General Laws c. 251, § 18, permits an appeal from an interlocutory order denying an application to compel arbitration but not from an interlocutory order denying an application to stay judicial proceedings. However, G. L. c. 251, § 2(d), mandates that when there is an action or proceeding involving an issue subject to arbitration, and there is an order compelling arbitration, the order for arbitration shall include a stay of the proceedings. Thus, if on appeal there is an order compelling arbitration, that order will include a stay of any judicial proceedings.
The defendants cite several cases which indicate that a party may be entitled to a mandatory stay under the FAA even where a nonsignatory to the arbitration agreement is involved in the action. However, two of these cases, Morrie Mages & Shirlee Mages Foundation v. Thrifty Corp., 916 F.2d 402 (7th Cir. 1990), and Kroll v. Doctor’s Assocs., Inc., 3 F.3d 1167 (7th Cir. 1993), are Seventh Circuit cases which predate the Seventh Circuit’s decision in IDS Life Ins. Co. v. SunAmerica, Inc., 103 F.3d 524. Thus, it appears that the earlier cases have been implicitly overruled by the holding in IDS Life.

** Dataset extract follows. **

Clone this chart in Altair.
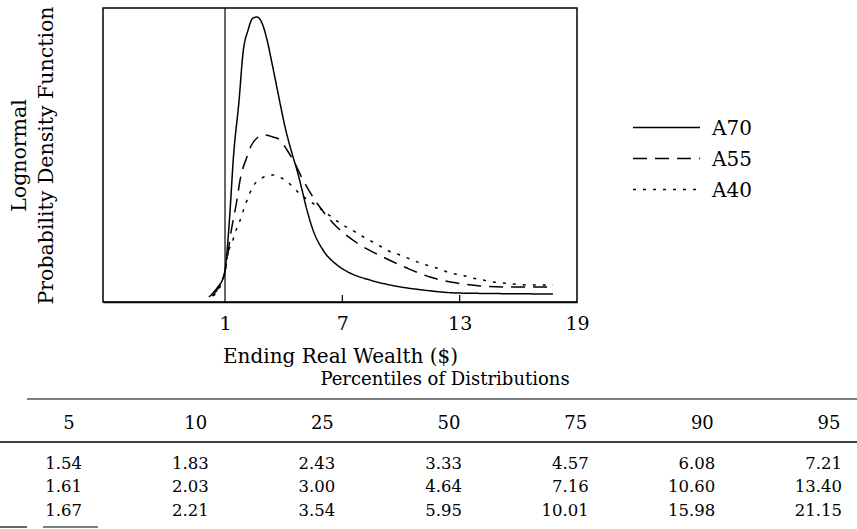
import altair as alt
import pandas as pd

# ---------------- data ----------------
series = ["A70", "A55", "A40"]

a70_wealth = [0.18, 0.59, 0.90, 1.00, 1.13, 1.26, 1.42, 1.72, 1.92, 2.18, 2.43, 2.64,
              2.89, 3.15, 3.40, 3.71, 4.07, 4.48, 4.68, 4.94, 5.19, 5.50, 6.01, 6.73,
              7.39, 8.41, 9.44, 11.12, 12.86, 14.55, 17.77]
a70_density = [0.005, 0.014, 0.024, 0.031, 0.057, 0.092, 0.142, 0.202, 0.249, 0.272, 0.284, 0.285,
               0.279, 0.262, 0.239, 0.209, 0.175, 0.145, 0.132, 0.112, 0.092, 0.072, 0.052, 0.037,
               0.029, 0.022, 0.017, 0.012, 0.009, 0.0085, 0.008]

a55_wealth = [0.34, 0.69, 1.00, 1.15, 1.26, 1.61, 1.77, 2.12, 2.33, 2.64, 3.04, 3.45,
              3.81, 4.17, 4.48, 4.99, 5.70, 6.52, 7.75, 9.08, 10.30, 11.48, 12.86,
              14.04, 15.42, 17.77]
a55_density = [0.006, 0.015, 0.031, 0.048, 0.064, 0.102, 0.122, 0.145, 0.156, 0.164, 0.167, 0.165,
               0.162, 0.152, 0.142, 0.122, 0.099, 0.079, 0.059, 0.045, 0.034, 0.025, 0.019,
               0.016, 0.015, 0.015]

a40_wealth = [0.39, 0.74, 1.00, 1.15, 1.36, 1.51, 1.72, 2.07, 2.48, 2.89, 3.45, 3.97,
              4.37, 4.78, 5.24, 5.70, 6.11, 6.52, 7.03, 7.49, 8.00, 8.46, 8.92, 9.38,
              9.95, 10.46, 10.97, 11.48, 11.99, 12.50, 13.12, 13.63, 14.19, 14.70,
              15.21, 15.72, 16.44, 17.77]
a40_density = [0.006, 0.015, 0.031, 0.049, 0.059, 0.069, 0.079, 0.099, 0.117, 0.124, 0.127, 0.123,
               0.117, 0.109, 0.102, 0.096, 0.090, 0.084, 0.077, 0.072, 0.066, 0.061, 0.056, 0.051,
               0.047, 0.043, 0.039, 0.036, 0.033, 0.029, 0.027, 0.024, 0.022, 0.020,
               0.019, 0.018, 0.017, 0.017]

x_tick_values = [1, 7, 13, 19]
breakeven = [1]
inner_ticks = [7, 13]

percentiles = ["5", "10", "25", "50", "75", "90", "95"]
a70_pct = ["1.54", "1.83", "2.43", "3.33", "4.57", "6.08", "7.21"]
a55_pct = ["1.61", "2.03", "3.00", "4.64", "7.16", "10.60", "13.40"]
a40_pct = ["1.67", "2.21", "3.54", "5.95", "10.01", "15.98", "21.15"]

table_title = ["Percentiles of Distributions"]

# ---------------- tables built from the lists ----------------
FONT = "DejaVu Serif"
W, H = 474, 294

curve_rows = []
for name, xs, ys in [("A70", a70_wealth, a70_density),
                     ("A55", a55_wealth, a55_density),
                     ("A40", a40_wealth, a40_density)]:
    for xv, yv in zip(xs, ys):
        curve_rows.append({"series": name, "wealth": xv, "density": yv})
curves = pd.DataFrame(curve_rows)

pct_rows = []
for name, vals in [("A70", a70_pct), ("A55", a55_pct), ("A40", a40_pct)]:
    for p, v in zip(percentiles, vals):
        pct_rows.append({"series": name, "pct": p, "value": v})
pct_df = pd.DataFrame(pct_rows)
hdr_df = pd.DataFrame({"pct": percentiles})
series_df = pd.DataFrame({"series": series})

dash_range = [[1, 0], [14, 8], [3, 7]]
width_range = [1.5, 1.5, 3.0]

# ---------------- plot ----------------
xscale = alt.Scale(domain=[-5.24, 19.0], nice=False, zero=False)
yscale = alt.Scale(domain=[0, 0.294], nice=False, zero=True)

lines = alt.Chart(curves).mark_line(color="black", interpolate="monotone").encode(
    x=alt.X("wealth:Q", scale=xscale,
            axis=alt.Axis(values=x_tick_values, format="d", labelFontSize=19,
                          labelPadding=12, ticks=False, tickSize=0, domain=True,
                          domainColor="black", domainWidth=1.5, grid=False,
                          labelFlush=False, labelOverlap=False, labelColor="black",
                          title="Ending Real Wealth ($)", titleFontSize=20,
                          titleFontWeight="normal", titleY=44, titleBaseline="top",
                          titleColor="black")),
    y=alt.Y("density:Q", scale=yscale,
            axis=alt.Axis(title=["Lognormal", "Probability Density Function"],
                          labels=False, ticks=False, domain=False, grid=False,
                          titleFontSize=20.5, titleFontWeight="normal",
                          titleLineHeight=27, titlePadding=47, titleColor="black")),
    strokeDash=alt.StrokeDash("series:N", scale=alt.Scale(domain=series, range=dash_range),
                              legend=None),
    strokeWidth=alt.StrokeWidth("series:O", scale=alt.Scale(domain=series, range=width_range),
                                legend=None),
)

vline = alt.Chart(pd.DataFrame({"wealth": breakeven})).mark_rule(
    color="black", strokeWidth=1.2).encode(x=alt.X("wealth:Q", scale=xscale))

ticks = alt.Chart(pd.DataFrame({"wealth": inner_ticks})).mark_rule(
    color="black", strokeWidth=1.2).encode(
    x=alt.X("wealth:Q", scale=xscale), y=alt.value(H), y2=alt.value(H - 7))

plot = alt.layer(lines, vline, ticks)

# ---------------- legend ----------------
leg_lines = alt.Chart(series_df).mark_rule(color="black").encode(
    x=alt.value(530), x2=alt.value(597),
    y=alt.Y("series:N", scale=alt.Scale(type="point", domain=series, range=[119.5, 181.5],
                                        padding=0), axis=None),
    strokeDash=alt.StrokeDash("series:N", scale=alt.Scale(domain=series, range=dash_range),
                              legend=None),
    strokeWidth=alt.StrokeWidth("series:O", scale=alt.Scale(domain=series, range=width_range),
                                legend=None),
)
leg_text = alt.Chart(series_df).mark_text(
    align="left", baseline="middle", font=FONT, fontSize=20, color="black").encode(
    x=alt.value(609),
    y=alt.Y("series:N", scale=alt.Scale(type="point", domain=series, range=[120.5, 182.5],
                                        padding=0), axis=None),
    text="series:N",
)

# ---------------- table ----------------
col_scale = alt.Scale(type="point", domain=percentiles, range=[-21, 739], padding=0)

title_txt = alt.Chart(pd.DataFrame({"t": table_title})).mark_text(
    align="center", baseline="alphabetic", font=FONT, fontSize=18, color="black").encode(
    x=alt.value(342), y=alt.value(377), text="t:N")

hdr = alt.Chart(hdr_df).mark_text(
    align="center", baseline="middle", dx=-13, font=FONT, fontSize=18, color="black").encode(
    x=alt.X("pct:N", scale=col_scale, axis=None), y=alt.value(416), text="pct:N")

vals = alt.Chart(pct_df).mark_text(
    align="right", baseline="middle", font=FONT, fontSize=16.5, color="black").encode(
    x=alt.X("pct:N", scale=col_scale, axis=None),
    y=alt.Y("series:N", scale=alt.Scale(type="point", domain=series, range=[455.5, 503],
                                        padding=0), axis=None),
    text="value:N")

def hrule(x1, x2, y, w):
    return alt.Chart(pd.DataFrame({"k": [0]})).mark_rule(color="black", strokeWidth=w).encode(
        x=alt.value(x1), x2=alt.value(x2), y=alt.value(y))

rule_top = hrule(-76, 754, 391, 1.2)
rule_mid = hrule(-103, 754, 434, 1.4)
rule_b1 = hrule(-103, -76, 519, 1.2)
rule_b2 = hrule(-60, -5, 519, 1.2)

chart = alt.layer(
    plot, leg_lines, leg_text, title_txt, hdr, vals, rule_top, rule_mid, rule_b1, rule_b2
).resolve_scale(
    x="independent", y="independent", strokeDash="independent", strokeWidth="independent"
).properties(
    width=W, height=H,
    autosize=alt.AutoSizeParams(type="none"),
    padding={"left": 103, "top": 8, "right": 280, "bottom": 227},
    background="white",
).configure_view(
    stroke="black", strokeWidth=1.5
).configure_axis(
    labelFont=FONT, titleFont=FONT
)

chart.save("out.html", embed_options={"renderer": "svg", "actions": False})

The defendants cite to other cases to support their position. However, one of the cases is a decision of the United States District Court for the Eastern District of Pennsylvania not reported in the Federal Supplement, while the other, Contracting Northwest, Inc. v. Fredericksburg, 713 F.2d 382, 387 (8th Cir. 1983), rests its opinion on alternative holdings, one of which is contrary to IDS Life, the other of which is the inherent power of the court to control its docket and conserve judicial resources, an issue discussed in the text, infra.